Merkeze vardıktan sonra artık açlığım yavaş yavaş kontrolden çıkmaya başladı. Koşarak merkezin kapısından içeriye girip hızlıca klasik sandviçlerimden birini yapmamak için kendimi zor tutuyorum. Şanlı Himota İmparatorluğunun bir polis memuru olarak kendimi küçük düşürecek bunun gibi hareketlerden kaçınmam gerekiyor. Bu yüzden sadece adımlarımı hızlandırarak kapıya doğru yürümeye başladım. İşte tam bu sırada Sai’yi gördüm. Normalde onu sevsem de şu anda karşıma çıktığı için ne yalan söyleyeyim hayal kırıklığına uğradım. Onunla karşılaşmam kahvaltımın en az 15 dakika ertelenmesi anlamına geliyor ama mecburen yanına gidip biraz laflamamız gerekiyor. Daha doğrusu onun konuşup benim ortama ayak uydurmam lazım. Beraber omuz omuza savaşıp o kadar badire atlattıktan sonra ekstra büyük bir sandviç için onu görmezden gelmek hiç de hoş bir hareket olmaz. Bu yüzden istemeye istemeye yanına gidip bir baş selamı verdikten sonra sakince beklemeye başladım. Sai, zeki adamdır az sonra ortamı okuyup içeriye gitmeyi teklif eder. Etmezse sıvışmak için bir yol bulmam gerekecek.
Image
► Show Spoiler

Re: Yaraları Sarmak

#3
İlk iş günümün verdiği heyecanla yataktan birden fırladım ve hemen saate baktım. Uyanmayı planladığım kalkma saatine yakın bir zamandı. İlk günün verdiği heyecandan olacak ki bugün bu fırlama olaylarını 3 kere yaşadım. Bunun sebebi büyük ihtimalle geç kalacağım korkusundan kaynaklanıyordu. ‘’Bu sefer başardımm’’ diye bağırdıktan sonra ‘’Himota Himota Himota !!’’ diye üç kere yüksek sesle bağırdım. Böylelikle günlük rutinimi yerine getirmiş oldum. Artık her sağlıklı Himota vatandaşı gibi güne başlayabilirdim. Fakat içimdeki işe geç kalma korkusunu yenememiştim. Hala işe geç kalma ihtimalim olduğunu düşünüyordum. Bu yüzden kahvaltı yapmadan atıştırmalık birkaç bir şey alıp evden ayrıldım.

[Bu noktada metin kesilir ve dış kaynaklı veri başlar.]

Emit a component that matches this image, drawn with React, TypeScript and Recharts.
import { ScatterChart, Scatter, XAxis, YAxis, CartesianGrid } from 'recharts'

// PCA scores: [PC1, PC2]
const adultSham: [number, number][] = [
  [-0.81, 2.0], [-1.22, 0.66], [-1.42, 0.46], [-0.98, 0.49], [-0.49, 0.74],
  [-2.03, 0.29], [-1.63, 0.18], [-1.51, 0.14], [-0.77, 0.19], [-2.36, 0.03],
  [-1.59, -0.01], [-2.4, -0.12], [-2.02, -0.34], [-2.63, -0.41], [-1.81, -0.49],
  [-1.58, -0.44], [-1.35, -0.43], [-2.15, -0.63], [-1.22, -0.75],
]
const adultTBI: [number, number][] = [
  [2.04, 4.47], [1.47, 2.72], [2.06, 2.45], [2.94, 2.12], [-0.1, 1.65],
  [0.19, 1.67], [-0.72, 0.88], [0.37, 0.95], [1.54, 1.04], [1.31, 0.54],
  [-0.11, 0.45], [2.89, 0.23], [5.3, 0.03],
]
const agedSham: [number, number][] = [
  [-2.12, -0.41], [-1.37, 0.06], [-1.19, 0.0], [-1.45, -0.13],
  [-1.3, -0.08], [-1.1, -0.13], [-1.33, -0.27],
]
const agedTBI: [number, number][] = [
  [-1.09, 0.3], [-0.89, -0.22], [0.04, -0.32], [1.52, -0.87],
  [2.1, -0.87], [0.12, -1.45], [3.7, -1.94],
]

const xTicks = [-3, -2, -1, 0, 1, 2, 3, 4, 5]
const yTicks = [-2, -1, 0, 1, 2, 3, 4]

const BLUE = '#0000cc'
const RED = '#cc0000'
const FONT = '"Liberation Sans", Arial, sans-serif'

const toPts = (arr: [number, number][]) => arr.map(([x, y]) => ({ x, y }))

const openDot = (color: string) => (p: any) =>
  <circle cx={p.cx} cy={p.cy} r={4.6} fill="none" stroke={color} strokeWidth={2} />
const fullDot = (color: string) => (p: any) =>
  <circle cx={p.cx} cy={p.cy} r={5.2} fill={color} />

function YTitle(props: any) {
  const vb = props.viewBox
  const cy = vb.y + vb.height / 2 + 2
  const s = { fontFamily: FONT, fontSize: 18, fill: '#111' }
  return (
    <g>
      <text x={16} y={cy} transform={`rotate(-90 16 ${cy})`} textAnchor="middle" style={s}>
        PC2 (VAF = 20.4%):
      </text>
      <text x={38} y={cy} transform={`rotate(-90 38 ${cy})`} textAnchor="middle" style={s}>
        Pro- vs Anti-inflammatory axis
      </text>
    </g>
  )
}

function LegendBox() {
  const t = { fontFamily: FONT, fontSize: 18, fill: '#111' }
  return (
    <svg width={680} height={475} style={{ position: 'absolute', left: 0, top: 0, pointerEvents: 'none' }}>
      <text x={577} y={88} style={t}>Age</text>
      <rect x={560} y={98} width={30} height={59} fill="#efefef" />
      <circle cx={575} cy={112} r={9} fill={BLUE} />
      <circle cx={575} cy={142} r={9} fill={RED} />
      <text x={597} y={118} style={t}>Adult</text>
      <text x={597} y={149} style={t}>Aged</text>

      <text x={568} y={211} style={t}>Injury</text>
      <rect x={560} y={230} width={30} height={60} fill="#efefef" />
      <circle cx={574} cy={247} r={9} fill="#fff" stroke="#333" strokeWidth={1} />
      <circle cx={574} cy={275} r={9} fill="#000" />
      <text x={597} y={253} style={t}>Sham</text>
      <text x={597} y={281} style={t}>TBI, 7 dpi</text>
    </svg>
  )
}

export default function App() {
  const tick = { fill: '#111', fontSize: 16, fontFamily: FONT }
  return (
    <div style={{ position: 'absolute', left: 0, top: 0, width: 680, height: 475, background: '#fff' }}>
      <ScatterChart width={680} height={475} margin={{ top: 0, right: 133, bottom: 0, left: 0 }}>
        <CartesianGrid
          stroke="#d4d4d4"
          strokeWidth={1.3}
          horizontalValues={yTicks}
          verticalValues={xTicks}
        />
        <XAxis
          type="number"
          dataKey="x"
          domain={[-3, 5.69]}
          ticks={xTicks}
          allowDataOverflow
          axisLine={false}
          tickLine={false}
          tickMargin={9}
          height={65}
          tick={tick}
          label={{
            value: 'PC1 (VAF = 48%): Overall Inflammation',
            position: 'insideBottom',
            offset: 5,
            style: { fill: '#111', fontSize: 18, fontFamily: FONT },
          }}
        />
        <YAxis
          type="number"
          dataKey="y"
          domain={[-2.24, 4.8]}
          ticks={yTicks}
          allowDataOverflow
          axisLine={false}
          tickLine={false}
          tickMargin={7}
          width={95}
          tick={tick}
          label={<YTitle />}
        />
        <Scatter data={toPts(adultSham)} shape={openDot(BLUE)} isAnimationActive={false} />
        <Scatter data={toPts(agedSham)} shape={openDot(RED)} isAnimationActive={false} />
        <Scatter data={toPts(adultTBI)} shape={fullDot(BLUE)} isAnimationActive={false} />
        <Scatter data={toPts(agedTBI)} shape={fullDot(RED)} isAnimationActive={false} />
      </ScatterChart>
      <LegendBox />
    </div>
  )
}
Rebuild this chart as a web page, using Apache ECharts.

Karakolun önüne geldiğimde dışarıda bekleyen iki kişi olduğunu gördüm. Birbirleriyle konuşmuyor fakat yan yana duruyorlardı. Acemi olduğum için ilk iş günümde ne yapmam gerektiğini bilmiyordum. Bekleyen polis memurlarından birinin benim gibi acemi olup olmadığını da kestiremiyordum. Fakat yanında olan diğer kişinin deneyimli biri olduğu belliydi. Giydiği üniformadan anladığım kadarıyla Başpolis memuruydu. Deneyimli bir polis memurundan öğrenebileceğim çok yararlı bilgiler vardır. Beni tersleme ihtimali olsa da yine de bu riski almak istiyordum. Cesaretimi toplayıp onların yanına doğru yürümeye başladım. Yanlarına geldiğimde ise, kafa selamı verip yüksek bir sesle kendimi tanıttım. Kendimi tanıtmam bittikten sonra elimi Başpolis memuru olan kişiye doğru uzattım. Bu noktaya kadar yaptığım tüm hareketler fevkaladenin fevkindeydi. Sadece ufak bir hata yapmıştım. El sıkışmak için uzattım elimde evden çıkarken aldığım atıştırmalıklar vardı. Bu atıştırmalıkları elimi uzattıktan sonra poşeti görünce fark ettim. İlk itibarin ne kadar önemli olduğunu bildiğim için yapılan bu hatayı bir başarıya çevirmek için sınırlı zaman diliminde kıvrak zekamın ürettiği müthiş kelimeleri sıraladım ve ‘’Açsanız yiyek mi’’ dedim.
► Show Spoiler

Re: Yaraları Sarmak

#4
Çok geçmeden Tegin görünmüştü. Her zamanki gibi sessiz bir şekilde yanaşmıştı yanıma. Selamına karşılık ben de başımla gülümseyerek karşılık verdim. Ne söylesem cevap vermeyeceğini bildiğimden ben de lafı çevirecek konu bulamamıştım. Aslında gidip bir şeyler yemek istiyordum ama bunu söyleyeceğim sırada daha önce görmediğim bir kadın polis memuru yanımıza geldi. Beyaz saçlarıyla ve kırmızı gözleriyle farklı görünüyordu. Gerçi benim için öyle değildi. Uzun zamandır Tegin’le birlikteydim sonuçta. Ayrıca beyaz saçları da hatıralarımı canlandırmıştı. Yüzümde hafif bir gülümseme oluşmuştu. Selamına karşılık verdiğimde ise kendini tanıtmıştı. Açıkçası buna alışmam biraz zaman alacaktı. Hala kendimi başpolis memuru olmuş gibi hissetmiyordum. Sonuçta ben hala aynı bendim. Bu sebeple de hareketlerim değişmeyecekti elbette.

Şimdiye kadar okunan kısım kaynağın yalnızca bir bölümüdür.